Despite it being banal, easy and something Perel estimates 80 per cent of us have been directly affected by, our morbid fascination with why, how and with whom we cheat never wanes.
Readers of Perel’s new book, The State of Affairs, will experience that same perfect split of horror and what I can only describe as erotic vertigo — because Perel is defiantly nonjudgmental — showing us the appeal and the “benefits” of extra-marital affairs as well as the chaos they can cause, and unveiling some surprising statistics as she does so, the most significant being the 40 per cent jump in female infidelity since 1990.

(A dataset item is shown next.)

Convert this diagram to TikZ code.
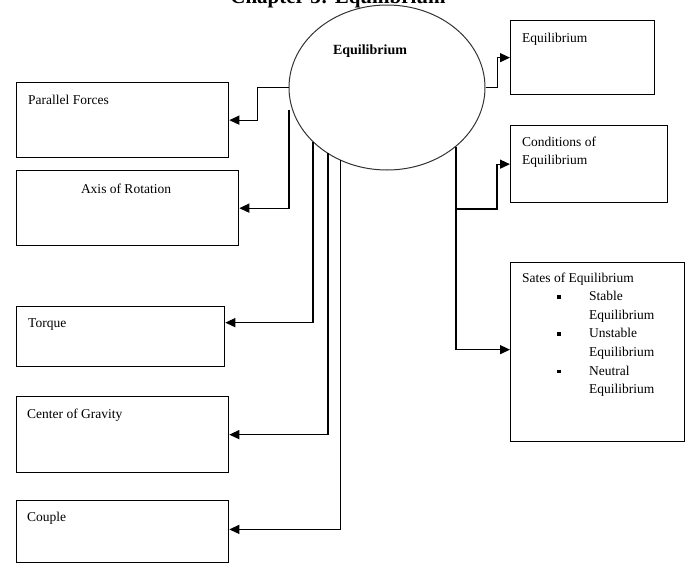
\documentclass[tikz,border=0pt]{standalone}
\usepackage{fontspec}
\setmainfont{Liberation Serif}
\usetikzlibrary{arrows.meta,calc,shapes.geometric}

\begin{document}
\begin{tikzpicture}[x=1pt,y=-1pt,
  box/.style={draw=black,line width=1.3pt,rectangle,anchor=north west,inner sep=0pt},
  lbl/.style={font=\fontsize{13.5}{16}\selectfont,anchor=base west,inner sep=0pt},
  arr/.style={draw=black,line width=1.3pt,-{Triangle[length=10pt,width=9pt]}},
  link/.style={draw=black,line width=1.3pt},
  bul/.style={fill=black,minimum size=3.8pt,inner sep=0pt}]

\useasboundingbox (0,0) rectangle (686,563);

% heading, mostly above the page edge
\node[font=\bfseries\fontsize{21}{21}\selectfont,anchor=base,inner sep=0pt] (title) at (338,3) {Chapter 3: Equilibrium};

% central ellipse
\node[ellipse,draw=black!80,line width=1pt,minimum width=196pt,minimum height=165pt,inner sep=0pt] (eq) at (387,87.5) {};
\node[font=\bfseries\fontsize{14}{16}\selectfont,anchor=base,inner sep=0pt] (eqlbl) at (370,54) {Equilibrium};

% left column of boxes
\node[box,minimum width=212pt,minimum height=75pt] (pf) at (16,82) {};
\node[lbl] (pft) at (28,104) {Parallel Forces};

\node[box,minimum width=222pt,minimum height=75pt] (ax) at (16,170) {};
\node[lbl,anchor=base] (axt) at (126,193) {Axis of Rotation};

\node[box,minimum width=208pt,minimum height=60pt] (tq) at (16,306) {};
\node[lbl] (tqt) at (28,327) {Torque};

\node[box,minimum width=212pt,minimum height=76pt] (cg) at (16,396) {};
\node[lbl] (cgt) at (27,418) {Center of Gravity};

\node[box,minimum width=212pt,minimum height=61.5pt] (cp) at (16,500) {};
\node[lbl] (cpt) at (27,521) {Couple};

% right column of boxes
\node[box,minimum width=144pt,minimum height=74pt] (eb) at (510,20) {};
\node[lbl] (ebt) at (522,42) {Equilibrium};

\node[box,minimum width=157pt,minimum height=77pt] (cd) at (510,125) {};
\node[lbl,align=left,anchor=north west] (cdt) at (522,137) {Conditions of\\[2pt]Equilibrium};

\node[box,minimum width=174pt,minimum height=179pt] (st) at (510,262) {};
\node[lbl] (stt) at (522,282) {Sates of Equilibrium};
\node[lbl] (s1) at (589,300.5) {Stable};
\node[lbl] (s2) at (589,319) {Equilibrium};
\node[lbl] (s3) at (589,337.5) {Unstable};
\node[lbl] (s4) at (589,356) {Equilibrium};
\node[lbl] (s5) at (589,375) {Neutral};
\node[lbl] (s6) at (589,393.5) {Equilibrium};
\node[bul] (b1) at (559,297) {};
\node[bul] (b2) at (559,334) {};
\node[bul] (b3) at (559,371.5) {};

% points where the connectors leave the ellipse
\coordinate (e1) at (289,110);
\coordinate (e2) at (313,141.5);
\coordinate (e3) at (328,153);
\coordinate (e4) at (340.5,160);
\coordinate (e5) at (456,146.5);
\coordinate (fork) at (456,209);

% connectors
\draw[arr] (eq.west) -- ++(-31,0) |- (pf.east);
\draw[arr] (e1) |- (ax.east);
\draw[arr] (e2) |- ([yshift=14pt]tq.east);
\draw[arr] (e3) |- (cg.east);
\draw[arr] (e4) |- ([yshift=2pt]cp.east);
\draw[arr] (eq.east) -- ++(12,0) |- (eb.west);
\draw[link] (e5) -- (fork);
\draw[arr] (fork) -- ++(41,0) |- (cd.west);
\draw[arr] (fork) |- ([yshift=2.5pt]st.west);

\end{tikzpicture}
\end{document}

“Male figures have held steady,” Perel says with a wry smile. “But despite the freedom women now have — to choose who they marry, to have a relationship that is based on connection and pleasure, not just duty, to have an economic independence, no longer be beholden to having 10 children, and crucially to be able to divorce if they are unhappy — they are ‘transgressing ’ more than ever.”

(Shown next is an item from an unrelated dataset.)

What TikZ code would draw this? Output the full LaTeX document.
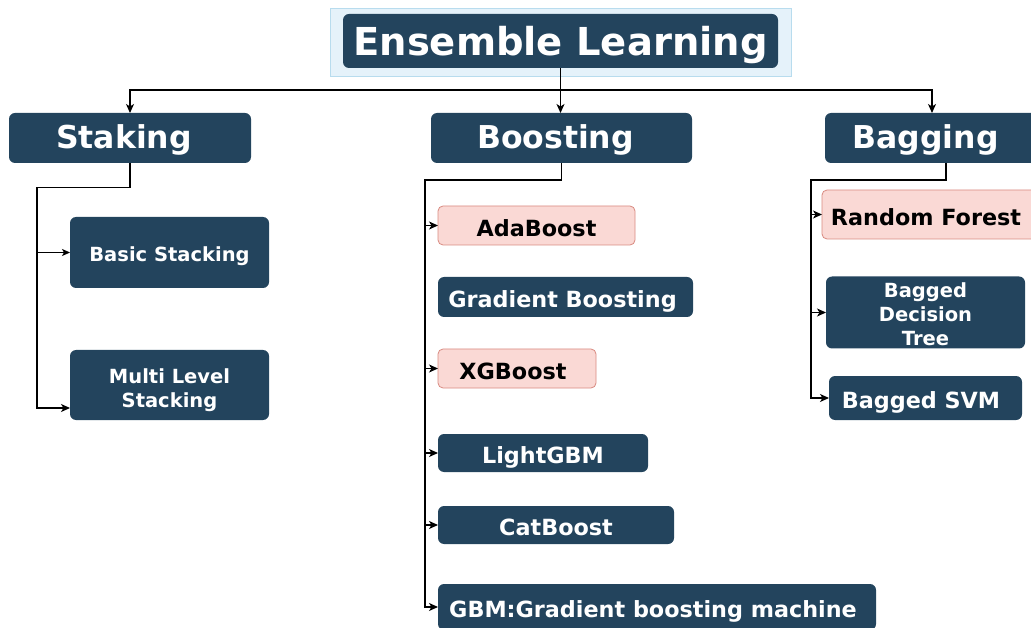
\documentclass[tikz,border=0pt]{standalone}
\usepackage{fontspec}
\setmainfont{DejaVu Sans}
\usetikzlibrary{arrows.meta}
\definecolor{dk}{HTML}{23445D}
\definecolor{pk}{HTML}{FAD9D5}
\definecolor{pkb}{HTML}{D88A80}
\definecolor{lbf}{HTML}{E5F2FA}
\definecolor{lbd}{HTML}{B8DCEE}
\newcommand{\mlines}[2]{\raisebox{#1}[\height][\depth]{\begin{tabular}{@{}c@{}}#2\end{tabular}}}
\tikzset{
  box/.style={inner sep=0pt, outer sep=0pt, font=\bfseries, align=center},
  dark/.style={box, fill=dk, rounded corners=6pt, text=white},
  pink/.style={box, fill=pk, draw=pkb, line width=0.8pt, rounded corners=5pt, text=black},
  conn/.style={line width=1.2pt, draw=black},
  arr/.style={conn, -{Stealth[length=9pt,width=8pt,inset=2.5pt]}},
  thinarr/.style={line width=0.8pt, draw=black, -{Stealth[length=8pt,width=7pt,inset=2pt]}},
  fA/.style={font=\bfseries\fontsize{38.5}{44}\selectfont, text height=29pt, text depth=0pt},
  fB/.style={font=\bfseries\fontsize{31.5}{36}\selectfont, text height=22pt, text depth=0pt},
  fC/.style={font=\bfseries\fontsize{22.3}{26}\selectfont, text height=21.2pt, text depth=0pt},
  fD/.style={font=\bfseries\fontsize{19.5}{24}\selectfont, text height=18.6pt, text depth=0pt},
  fM/.style={font=\bfseries\fontsize{19.5}{24}\selectfont},
}
\begin{document}
\begin{tikzpicture}[x=1pt,y=-1pt]
\useasboundingbox (0,0) rectangle (1031,628);
\clip (0,0) rectangle (1031,628);
% title
\node[fill=lbf, draw=lbd, line width=0.8pt, minimum width=461pt, minimum height=68pt, inner sep=0pt] (titlebg) at (560.5,42) {};
\node[dark, fA, minimum width=435pt, minimum height=54pt] (title) at (560.5,41) {Ensemble Learning};
% level 1
\node[dark, fB, minimum width=242pt, minimum height=50pt] (stak) at (130,138) {Staking\hspace{12pt}};
\node[dark, fB, minimum width=261pt, minimum height=50pt] (boost) at (561.5,138) {Boosting\hspace{12pt}};
\node[dark, fB, minimum width=214pt, minimum height=50pt] (bag) at (932,138) {Bagging\hspace{13pt}};
% stacking
\node[dark, fD, minimum width=199pt, minimum height=71pt] (bst) at (169.5,252.5) {Basic Stacking};
\node[dark, fM, minimum width=199pt, minimum height=70pt] (mls) at (169.5,385) {\mlines{-5.5pt}{Multi Level\\ Stacking}};
% boosting
\node[pink, fC, minimum width=197pt, minimum height=39pt] (ada) at (536.5,225.5) {AdaBoost};
\node[dark, fC, minimum width=255pt, minimum height=40pt] (gb) at (565.5,297) {Gradient Boosting\hspace{6pt}};
\node[pink, fC, minimum width=158pt, minimum height=39pt] (xgb) at (517,368.5) {XGBoost\hspace{8pt}};
\node[dark, fC, minimum width=210pt, minimum height=38pt] (lgbm) at (543,453) {LightGBM};
\node[dark, fC, minimum width=236pt, minimum height=38pt] (cat) at (556,525) {CatBoost};
\node[dark, fC, minimum width=438pt, minimum height=46pt] (gbm) at (657,607) {GBM:Gradient boosting machine\hspace{8pt}};
% bagging
\node[pink, fC, minimum width=214pt, minimum height=49pt] (rf) at (929,214.5) {Random Forest\hspace{6pt}};
\node[dark, fM, minimum width=199pt, minimum height=71pt] (bdt) at (925.5,312.5) {\mlines{-4.5pt}{Bagged\\ Decision\\ Tree}};
\node[dark, fC, minimum width=193pt, minimum height=44pt] (svm) at (925.5,398) {Bagged SVM\hspace{9pt}};
% connectors from title
\coordinate (j0) at (560.5,90);
\draw[arr] (title.south) -- (title.south |- boost.north);
\draw[arr] (j0) -| (stak.north);
\draw[arr] (j0) -| (bag.north);
% stacking connectors
\coordinate (s1) at (37,187.5);
\coordinate (s2) at (37,408);
\draw[arr] (stak.south) -- (stak.south |- s1) -- (s1) -- (s2) -- (s2 -| mls.west);
\draw[thinarr] (s1 |- bst.west) -- (bst.west);
% boosting connectors
\coordinate (b1) at (425,180);
\draw[arr] (boost.south) -- (boost.south |- b1) -- (b1) |- (gbm.west);
\draw[arr] (b1 |- ada.west) -- (ada.west);
\draw[arr] (b1 |- xgb.west) -- (xgb.west);
\draw[arr] (b1 |- lgbm.west) -- (lgbm.west);
\draw[arr] (b1 |- cat.west) -- (cat.west);
% bagging connectors
\coordinate (g0) at (946,163);
\coordinate (g1) at (811,180);
\draw[arr] (g0) -- (g0 |- g1) -- (g1) |- (svm.west);
\draw[arr] (g1 |- rf.west) -- (rf.west);
\draw[arr] (g1 |- bdt.west) -- (bdt.west);
\end{tikzpicture}
\end{document}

“The caretaking and devotion that a woman has to her children, family, partner and home often means that, for years, she thinks: ‘I have no time to think about myself or even go to the hairdresser.’ ”
That children have been “so sentimentalized” in modern relationships is only helping to kill the intimacy our parents and grandparents had, says Perel. “And I would go further and say: ‘Have sex for your kids.’ Because you’re not being selfish when you have sex with your husband or wife; you’re actually saving your
family by maintaining that erotic intimacy.”
When women experience what Perel describes as their “now me” moment and embark on an affair, “interestingly, they are not too tired or stressed, but have all the time in the world: they are powered by their own transgression. As one woman once said: ‘It’s cheaper than a facelift and much more effective than an antidepressant.’ ”
Because we live in the age of happiness and entitlement? “Absolutely. And because whereas we used to choose between three people in the village, we now have this digital online forest with bountiful flora. And only when you find The One can you stop looking.”
Perel believes it’s this emphasis on “The One” that’s setting so many marriages up to fail. “Relationships are crumbling under the weight of people’s expectations. But people won’t give up that idea. He or she has to be your passionate lover, intellectual equal, best parent, best friend and be able to maintain a sense of mystery and awe and transcendence besides,” she explains. “The soulmate is what people used to seek out in religion, but romantic love is the new religion.”
It’s cheaper than a facelift and much more effective than an antidepressant.